Let’s say after a few visits to a church you decide to join a small group. You go to sign up and after taking down your general information the person running the sign up asks you, “How much money do you make?” After you recover from shock, you say, “Excuse me? Why does that matter?” The person warmly smiles (because that is what we do at church) and says, “Oh, this year we are going to be doing a couple of lessons on money, so we are setting up our small groups by income level – you know so that people are kind of in the same boat so to speak, and can identify with each other better.”
What would your reaction be to that? Or how about if you go to a church with Sunday School classes. What if there was a people with a lot of money class and a people with no money class. You know because people with different income have different needs, experience different struggles and of course like to hang out with people just like them.
Here’s the best part about this – if you get a big promotion – you get to move to a new group. Of course if you get demoted – well . . . .
In my opinion, one of the great problems in our Christian communities is that we have become all about affinity. We hang out with people like us. The problem is the kingdom doesn’t look like this.
Just look at Jesus’s disciples. I mean it was not very often in those days that you would have a fisherman, a zealot and a tax collector hanging out together. . . every day. . . for three years. Actually it doesn’t happen today either.
But they did. Why? Because they came together around Jesus. And a funny thing, it worked. In fact we are having this conversation because it worked. But this is not how we like it. We like comfort. We like the people who look, act, and think like us. There’s a lot wrong with this but for me the main problem is we are ripping each other off.
I bring all this up because there is often this weird divide between singles and marrieds in the church. In fact I would say that the divide is more apparent in Christians than non-Christians. There are a lot of reasons for it. We can make idols out of family, marriage, or even singleness. The Church in our current culture is pretty marriage centered and often treat marrieds and singles differently.
But a lot of it is that we are just so self focussed that we rule out anyone in a different context.

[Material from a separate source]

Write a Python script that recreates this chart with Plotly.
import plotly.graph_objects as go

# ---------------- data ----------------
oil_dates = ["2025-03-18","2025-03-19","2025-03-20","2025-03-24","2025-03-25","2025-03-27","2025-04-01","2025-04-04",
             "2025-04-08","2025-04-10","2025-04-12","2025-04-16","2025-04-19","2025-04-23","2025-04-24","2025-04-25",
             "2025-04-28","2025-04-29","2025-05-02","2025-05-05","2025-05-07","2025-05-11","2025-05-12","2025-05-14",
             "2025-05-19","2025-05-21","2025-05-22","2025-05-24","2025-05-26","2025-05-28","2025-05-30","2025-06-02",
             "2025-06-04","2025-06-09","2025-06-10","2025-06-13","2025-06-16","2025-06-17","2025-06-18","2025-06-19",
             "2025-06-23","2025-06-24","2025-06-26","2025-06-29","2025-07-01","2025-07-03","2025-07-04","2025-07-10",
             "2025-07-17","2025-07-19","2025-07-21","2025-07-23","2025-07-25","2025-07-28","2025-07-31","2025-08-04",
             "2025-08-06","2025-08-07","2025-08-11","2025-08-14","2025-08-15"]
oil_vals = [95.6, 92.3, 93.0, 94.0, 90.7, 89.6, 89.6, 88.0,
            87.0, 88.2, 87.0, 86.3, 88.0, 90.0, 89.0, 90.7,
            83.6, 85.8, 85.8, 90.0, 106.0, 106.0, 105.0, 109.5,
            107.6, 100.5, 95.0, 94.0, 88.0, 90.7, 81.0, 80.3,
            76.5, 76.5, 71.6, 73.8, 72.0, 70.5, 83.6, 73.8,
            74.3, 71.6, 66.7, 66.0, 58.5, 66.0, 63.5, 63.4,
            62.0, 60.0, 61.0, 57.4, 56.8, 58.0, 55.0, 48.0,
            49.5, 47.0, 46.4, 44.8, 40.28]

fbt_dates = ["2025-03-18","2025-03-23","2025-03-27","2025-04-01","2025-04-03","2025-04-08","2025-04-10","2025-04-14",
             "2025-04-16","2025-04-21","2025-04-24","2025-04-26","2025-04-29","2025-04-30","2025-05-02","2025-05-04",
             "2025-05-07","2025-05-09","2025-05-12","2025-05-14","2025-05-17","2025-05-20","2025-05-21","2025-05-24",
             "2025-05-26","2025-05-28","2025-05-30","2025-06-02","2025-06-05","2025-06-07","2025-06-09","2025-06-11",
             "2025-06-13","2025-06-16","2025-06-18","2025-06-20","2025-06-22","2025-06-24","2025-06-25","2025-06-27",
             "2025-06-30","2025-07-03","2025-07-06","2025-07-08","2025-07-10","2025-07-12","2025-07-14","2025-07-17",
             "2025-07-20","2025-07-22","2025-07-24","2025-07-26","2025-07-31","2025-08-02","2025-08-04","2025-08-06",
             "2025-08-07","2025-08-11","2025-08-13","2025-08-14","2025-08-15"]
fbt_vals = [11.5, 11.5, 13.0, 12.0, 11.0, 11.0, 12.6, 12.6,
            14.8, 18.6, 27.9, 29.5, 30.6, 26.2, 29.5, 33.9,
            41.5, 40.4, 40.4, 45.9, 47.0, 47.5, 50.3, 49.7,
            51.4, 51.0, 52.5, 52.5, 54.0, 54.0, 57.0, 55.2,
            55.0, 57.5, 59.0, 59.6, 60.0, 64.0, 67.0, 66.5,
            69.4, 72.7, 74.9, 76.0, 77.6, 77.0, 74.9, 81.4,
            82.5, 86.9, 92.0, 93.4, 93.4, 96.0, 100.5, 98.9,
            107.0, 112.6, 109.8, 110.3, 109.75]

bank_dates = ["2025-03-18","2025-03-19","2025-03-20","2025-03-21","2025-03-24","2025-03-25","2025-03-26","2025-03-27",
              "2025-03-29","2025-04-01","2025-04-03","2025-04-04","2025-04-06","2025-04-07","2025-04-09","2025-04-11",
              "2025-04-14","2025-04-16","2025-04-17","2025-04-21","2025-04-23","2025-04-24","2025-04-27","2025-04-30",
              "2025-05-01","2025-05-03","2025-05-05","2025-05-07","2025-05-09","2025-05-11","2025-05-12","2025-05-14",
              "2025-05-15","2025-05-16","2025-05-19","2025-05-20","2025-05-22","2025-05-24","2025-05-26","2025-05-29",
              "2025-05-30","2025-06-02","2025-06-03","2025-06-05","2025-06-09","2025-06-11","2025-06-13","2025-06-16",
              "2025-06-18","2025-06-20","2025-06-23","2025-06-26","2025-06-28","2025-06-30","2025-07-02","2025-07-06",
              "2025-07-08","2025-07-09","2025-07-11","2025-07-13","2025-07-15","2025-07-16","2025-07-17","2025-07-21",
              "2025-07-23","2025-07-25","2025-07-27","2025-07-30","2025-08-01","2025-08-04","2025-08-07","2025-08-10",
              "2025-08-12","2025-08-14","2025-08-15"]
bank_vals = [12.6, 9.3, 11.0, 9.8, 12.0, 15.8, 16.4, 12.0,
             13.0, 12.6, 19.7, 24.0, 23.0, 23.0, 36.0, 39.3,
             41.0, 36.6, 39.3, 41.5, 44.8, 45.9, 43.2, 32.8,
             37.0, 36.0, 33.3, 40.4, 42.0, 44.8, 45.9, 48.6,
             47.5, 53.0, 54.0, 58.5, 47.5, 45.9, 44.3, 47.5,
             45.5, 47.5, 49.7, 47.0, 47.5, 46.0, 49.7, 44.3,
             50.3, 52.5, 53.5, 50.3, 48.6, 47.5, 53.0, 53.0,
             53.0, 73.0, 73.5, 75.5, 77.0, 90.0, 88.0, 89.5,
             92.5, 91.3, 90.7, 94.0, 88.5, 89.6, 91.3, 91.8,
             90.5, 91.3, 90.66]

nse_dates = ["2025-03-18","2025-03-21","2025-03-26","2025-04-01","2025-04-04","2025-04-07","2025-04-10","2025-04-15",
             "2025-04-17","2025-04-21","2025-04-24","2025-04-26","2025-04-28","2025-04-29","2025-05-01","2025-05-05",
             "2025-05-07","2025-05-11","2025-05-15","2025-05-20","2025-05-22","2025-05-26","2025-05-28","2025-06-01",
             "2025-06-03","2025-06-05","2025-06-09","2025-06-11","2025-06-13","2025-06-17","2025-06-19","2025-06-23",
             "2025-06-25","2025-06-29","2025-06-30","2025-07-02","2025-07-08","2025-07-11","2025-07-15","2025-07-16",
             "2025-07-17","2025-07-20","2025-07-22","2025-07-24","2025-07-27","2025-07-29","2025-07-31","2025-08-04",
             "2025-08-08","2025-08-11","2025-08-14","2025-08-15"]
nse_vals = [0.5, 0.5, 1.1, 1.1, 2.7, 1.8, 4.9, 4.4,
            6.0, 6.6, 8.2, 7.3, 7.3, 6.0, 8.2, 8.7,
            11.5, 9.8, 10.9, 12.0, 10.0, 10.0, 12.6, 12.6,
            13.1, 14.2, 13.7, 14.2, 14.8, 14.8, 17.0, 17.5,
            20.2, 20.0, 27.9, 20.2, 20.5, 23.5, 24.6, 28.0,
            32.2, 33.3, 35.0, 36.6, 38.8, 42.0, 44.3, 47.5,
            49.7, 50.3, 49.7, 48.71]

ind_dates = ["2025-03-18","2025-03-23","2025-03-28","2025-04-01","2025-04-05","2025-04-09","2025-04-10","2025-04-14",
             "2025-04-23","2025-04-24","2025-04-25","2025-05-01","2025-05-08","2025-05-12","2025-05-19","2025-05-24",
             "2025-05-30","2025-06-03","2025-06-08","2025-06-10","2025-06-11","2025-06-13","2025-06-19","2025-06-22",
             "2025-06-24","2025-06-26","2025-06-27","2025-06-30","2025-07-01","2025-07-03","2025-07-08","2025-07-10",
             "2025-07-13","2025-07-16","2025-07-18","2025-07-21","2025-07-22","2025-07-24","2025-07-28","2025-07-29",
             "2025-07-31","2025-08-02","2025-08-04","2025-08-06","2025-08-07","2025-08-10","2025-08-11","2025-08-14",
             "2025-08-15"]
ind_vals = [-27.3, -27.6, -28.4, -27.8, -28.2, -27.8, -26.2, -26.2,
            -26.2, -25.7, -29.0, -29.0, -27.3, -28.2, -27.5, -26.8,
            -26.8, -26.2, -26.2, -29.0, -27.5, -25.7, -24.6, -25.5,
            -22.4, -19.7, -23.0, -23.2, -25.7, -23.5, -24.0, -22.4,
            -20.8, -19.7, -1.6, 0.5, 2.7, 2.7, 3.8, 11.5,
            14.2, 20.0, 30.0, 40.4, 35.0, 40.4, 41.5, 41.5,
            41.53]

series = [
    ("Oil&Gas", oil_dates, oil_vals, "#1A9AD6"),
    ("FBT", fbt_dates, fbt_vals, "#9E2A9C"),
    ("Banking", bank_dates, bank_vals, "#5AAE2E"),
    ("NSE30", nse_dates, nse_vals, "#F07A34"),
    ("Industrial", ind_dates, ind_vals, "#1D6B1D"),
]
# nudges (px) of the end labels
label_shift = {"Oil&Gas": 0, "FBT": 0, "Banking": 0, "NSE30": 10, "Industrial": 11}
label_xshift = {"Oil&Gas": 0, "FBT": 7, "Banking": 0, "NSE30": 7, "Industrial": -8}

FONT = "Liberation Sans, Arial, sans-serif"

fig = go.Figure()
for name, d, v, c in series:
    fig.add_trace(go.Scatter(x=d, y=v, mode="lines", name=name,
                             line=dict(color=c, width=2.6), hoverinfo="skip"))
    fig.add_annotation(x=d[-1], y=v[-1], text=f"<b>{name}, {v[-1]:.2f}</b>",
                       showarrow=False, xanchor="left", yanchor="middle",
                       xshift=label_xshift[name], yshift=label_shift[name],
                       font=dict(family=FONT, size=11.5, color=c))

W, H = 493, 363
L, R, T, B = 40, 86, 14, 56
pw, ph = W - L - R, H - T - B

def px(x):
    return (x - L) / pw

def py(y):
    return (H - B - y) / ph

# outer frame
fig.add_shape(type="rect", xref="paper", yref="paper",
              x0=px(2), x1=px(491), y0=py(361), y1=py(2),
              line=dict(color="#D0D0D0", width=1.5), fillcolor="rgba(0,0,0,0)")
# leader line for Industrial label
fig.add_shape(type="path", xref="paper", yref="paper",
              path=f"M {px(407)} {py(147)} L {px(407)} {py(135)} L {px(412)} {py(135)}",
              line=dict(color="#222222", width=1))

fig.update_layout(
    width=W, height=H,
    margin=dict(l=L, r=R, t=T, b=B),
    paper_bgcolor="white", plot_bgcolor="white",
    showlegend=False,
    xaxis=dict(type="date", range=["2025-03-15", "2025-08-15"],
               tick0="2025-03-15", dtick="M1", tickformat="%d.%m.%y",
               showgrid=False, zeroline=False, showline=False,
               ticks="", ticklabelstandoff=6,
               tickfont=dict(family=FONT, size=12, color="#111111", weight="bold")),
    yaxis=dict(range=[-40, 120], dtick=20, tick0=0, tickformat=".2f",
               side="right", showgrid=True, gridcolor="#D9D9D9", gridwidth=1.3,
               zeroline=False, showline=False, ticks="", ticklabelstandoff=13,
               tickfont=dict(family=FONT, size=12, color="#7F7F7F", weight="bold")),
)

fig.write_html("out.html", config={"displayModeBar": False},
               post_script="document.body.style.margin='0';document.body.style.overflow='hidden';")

I see this all the time. Sometimes it’s the married peoples fault. They get married and just kind of abandon their single friends because somehow magically they now identify more with them than those they were friends with before. But then there are single people who give their newly married friends almost no choice because they start treating them as if now they have some sort of weird disease – “they’re married now so you know. . . ” To top it off, many churches (and ministries) are set up in such a way that when you get married you have to switch groups/classes/etc.
And of course no one who is in a different place could possibly be helpful. The married person doesn’t think the single person could possibly understand and speak into their married life, and the single person knows that married person just doesn’t get their plight.
Here’s what’s funny about this for me. I’m 40 years old. I’ve never been married – I’m about as single as you can get. And in six months I’ll be married. So can we still be friends?
All of my mentors are married. A whole lot of things on this blog come from conversations with them. At the same time a whole lot of people I mentor are married – will I now suddenly be a better mentor to them? Once I’m married do I still have stuff to say about being single or am I now clueless? Will more married people now trust me because I’m married? Really, if you want to be un-single should you listen to the person who is always single (I once told someone I could teach them how to not get married. Ha!) or the person who figured out how to get married? We could play this game all day.
The truth is we need each other. We singles need to learn how to love our married friends and vice versa. It can be complicated. It takes being intentional. It takes having a right theology of singleness and of marriage. It means not lifting one up over the other but lifting Jesus up over both. It probably means being uncomfortable.
Is your community divided? Whether you are single or married, are you willing to be intentional with those who aren’t?